The current political scenario has made the NDA a virtual political untouchable. It is ironical that during the days when it was more open about Hindutva, it had many more allies. All those parties who refuse to share stage with NDA today were part of it in the 1990s and during Gujarat 2002- Mayawati even campaigned for Narendra Modi in 2002 and it took six more years for Naveen Patnaik to sever ties with the BJP. The recent NDA rally had only three parties sharing the dias with BJP leaders and if the NDA wishes to be a serious alternative to the UPA, it will need a makeover and a more open agenda with a credible leadership.

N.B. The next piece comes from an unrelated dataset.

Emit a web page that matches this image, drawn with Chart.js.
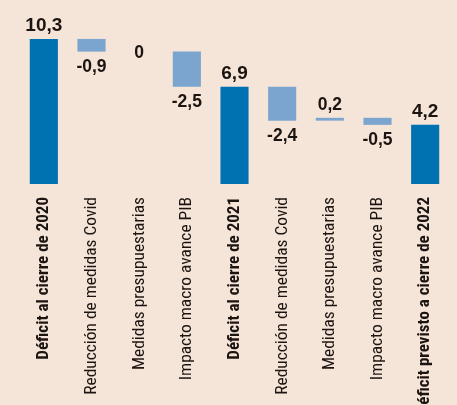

All these factors suddenly make the prospects of a Third Front government sky high. Today, the Third Front, if properly chanelized and led could be a very serious contender for power in 2014. It has many more parties that can join and leave it. What would be interesting to see is which of the two major parties will play ball with it- current scenario makes shows more chances it would be the BJP. This also means the real political arena is in states where BJP and Congress are not in direct contest. In 2004 and 2009, states where a direct BJP-Congress contest was seen favoured BJP in 2004 and was a close race in 2009. It is the other states, most of which have negligible BJP presence is where the politics is unfolding. It is no coincidence therefore, that Tamil Nadu, Andhra Pradesh and West Bengal decided governments in 2004 and 2009 in favour of the UPA. Meanwhile, we must attempt to rebuild our moral universe, which has shrunk long long ago.